Stocks closed mixed on Monday after a modest follow through rally from Friday's strong jobs numbers quickly fizzled as investors looked ahead to quarterly earnings season.
"I think with the next few days we're in a holding pattern waiting for earnings to appear," said Zachary Karabell, portfolio manager at Fred Alger Management.
The Dow closed higher for the seventh straight session, the longest winning streak since January 2006, but the blue chip index is up just 0.9% year to date.
The Dow Jones Industrial Average and the S&P 500 both registered small gains but the Nasdaq snapped its winning streak as the tech-heavy index closed down slightly. The S&P 500 and Nasdaq have fared a bit better in 2007, up 1.9% and 2.2%, respectively.
"I'm surprised the market is not up more than it is," Patrick Fay, director of equity trading at DA Davidson, told CNBC.com. "All the employment numbers were good but nobody had a chance to react to it on Friday."
Market pros were also bracing for quarterly earnings reports. Neil Wolfson, chief investment officer at Wilmington Trust, said higher workers' salaries have burdened profit margins and resulted in a slowdown in earnings growth.
"We expect earnings season to be below what we have seen," Wolfson said. "The double-digit earnings growth that have been quarter after quarter for the last three years are over."
Alcoa will release first-quarter earnings on Tuesday and will be the first of Dow 30 companies to report.
Breadth was slightly negative on Monday with declining shares edging out advancing stocks on the NYSE. Six of ten S&P 500 sectors moved higher, led by strong gains for basic materials stocks. Utilities performed well but telecom stocks lagged the overall market.
Intel was the biggest percentage gainer among the 30 Dow components after rival Advanced Micro Devices cut first-quarter revenue guidance and announced plans to reduce 2007 spending by about $500 million.
New York light crude futures tumbled 4.4%, falling below $62 a barrel, as oil prices continued to drop following the release of 15 British sailors by Iran last week.
Dow Chemical rose following reports that an investment consortium is preparing a $50 billion buyout bid for the company. CNBC's David Faber said his sources believe a buyout is doubtful.

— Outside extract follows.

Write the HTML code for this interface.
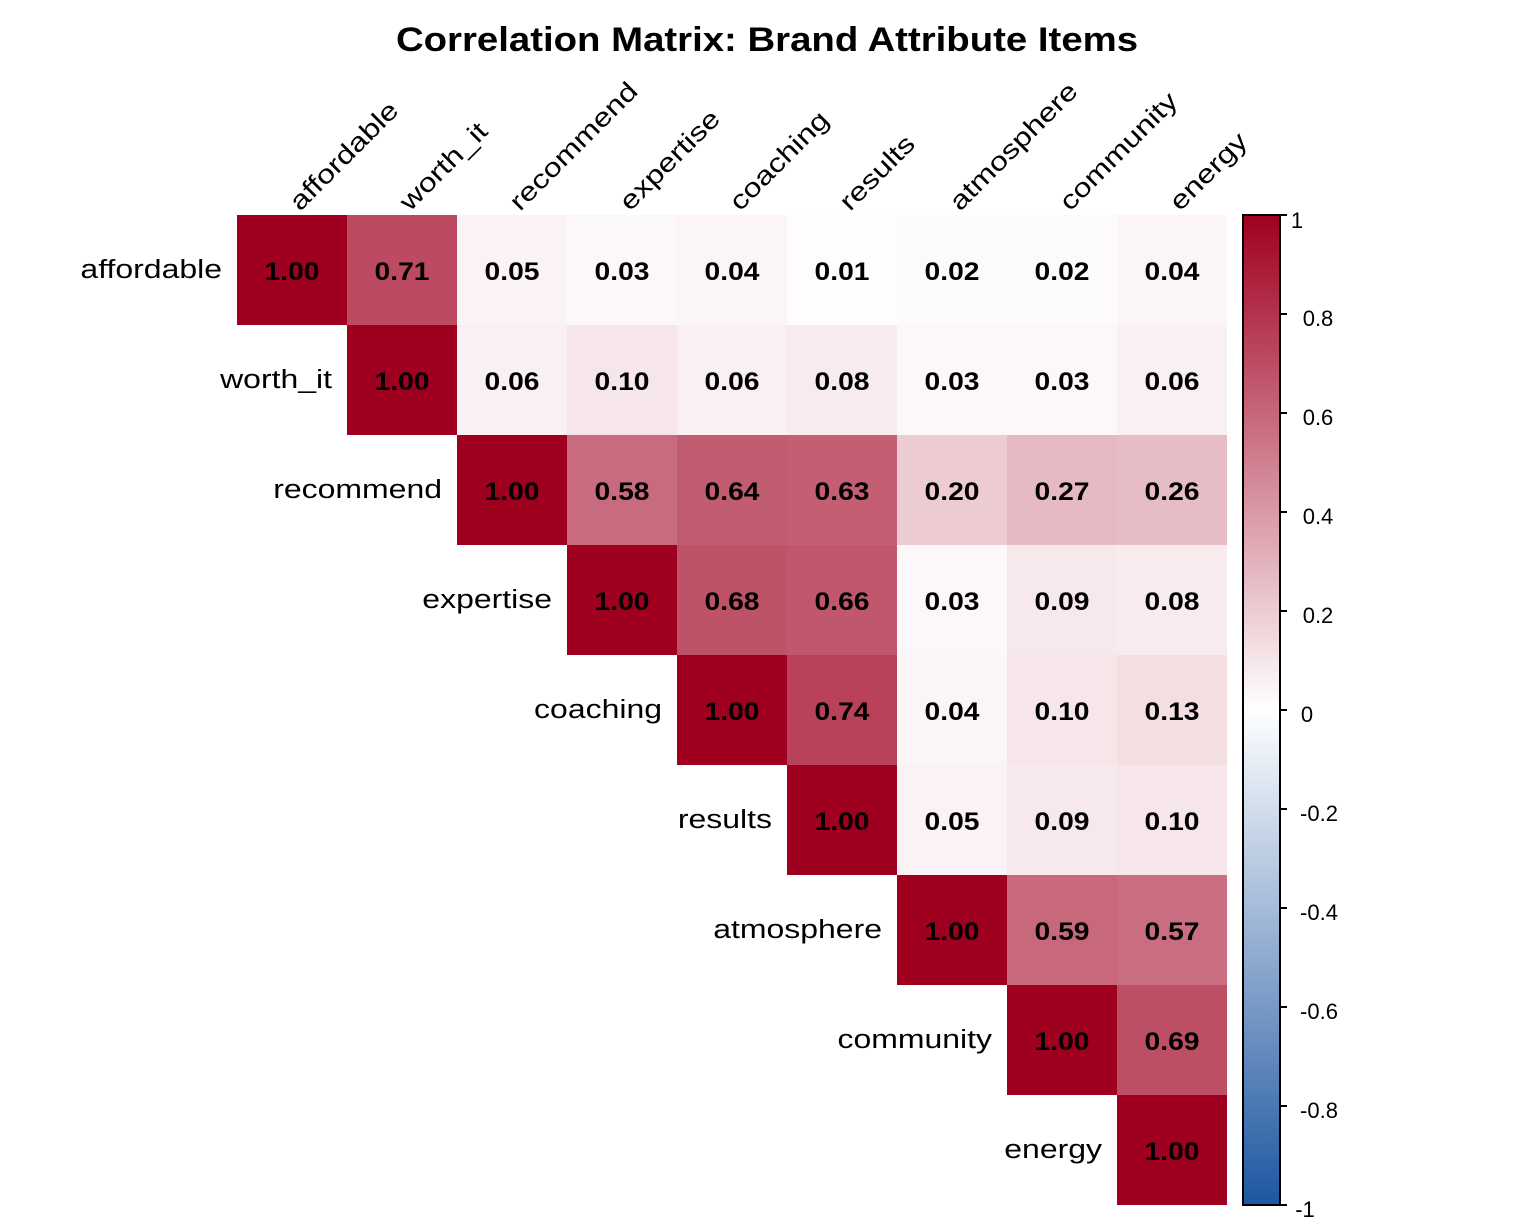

Transportation stocks jumped after regulatory filing revealed that billionaire investor Warren Buffett accumulated almost an 11% stake in Burlington Northern Santa Fe.
Buffett's Berkshire Hathaway has also bought smaller stakes in two other railroads, reported CNBC's Liz Claman, but declined to provide details. Claman says Berkshire has invested about $700 million in one company and a slightly smaller amount in the other.
American Home Mortgage burdened financial stocks after the company cut first quarter and full-year earnings projections by more than 25%. The company said it has stopped offering some types of Alt-A mortgages because of the high cost of delinquencies on those loans.
Shares of Vonage Holdings fell after a federal judge ruled that the company can continue servicing its existing 2.2 million customers, but won't be able to seek new ones. A jury in the case previously found that Vonage had violated technology patents held by Verizon.
Last Friday the Labor Department said payrolls rose by 180,000 in March, well above consensus estimates, while the rate of unemployment unexpectedly fell to a five-month low of 4.4%.
"The employment number that came out on Friday caused a lot of uncertainty and did not provide a clear investment direction," Richard Cripps, managing director of portfolio strategy at Stifel Nicolaus, told CNBC.com. "The expectation was there would be evidence for the Fed to cut, and the number that came out on Friday was anything but that."
Treasury prices rose, sending yields lower.
Asia Sees Broad Market Gains
Asian markets rallied on Monday, with Japan and South Korea both closing with gains of more than 1% as exporters rose after surprisingly positive U.S. jobs data sparked hopes of increased sales to their biggest market. Japanese exporters were supported by the strong U.S. dollar, which traded near a fresh six-week high against the Japanese yen following the U.S. employment data.
The Nikkei 225 Average ended in Tokyo at its highest close in almost six weeks as Sony and other exporters rose after strong U.S. jobs data eased worries about a key market for Japanese goods and lifted the dollar against the yen. Shares of Pentax jumped more than 9% after Hoya said on Friday it would make a tender offer for the camera maker that placed a higher premium on the shares than its previously planned share swap ratio.
South Korea's Kospi Index closed above 1,500 for this first time ever as builders such as Daewoo Engineering rallied after government data showed a jump in overseas orders, a key driver of earnings in the sector.
Singapore's Straits Times Index closed sharply higher for the third straight session, led by United Overseas Bank, after a strong U.S. jobs report eased concerns over the health of the world's largest economy.
China's benchmark Shanghai Composite Index also closed at a record high for the sixth straight day as bank stocks began to recover from Friday's weakness. Banking stocks were weak on Friday in a knee-jerk reaction to an unexpectedly early hike in bank reserve requirements.
Markets in Hong Kong, Australia and Europe were closed on Monday in observance of Easter.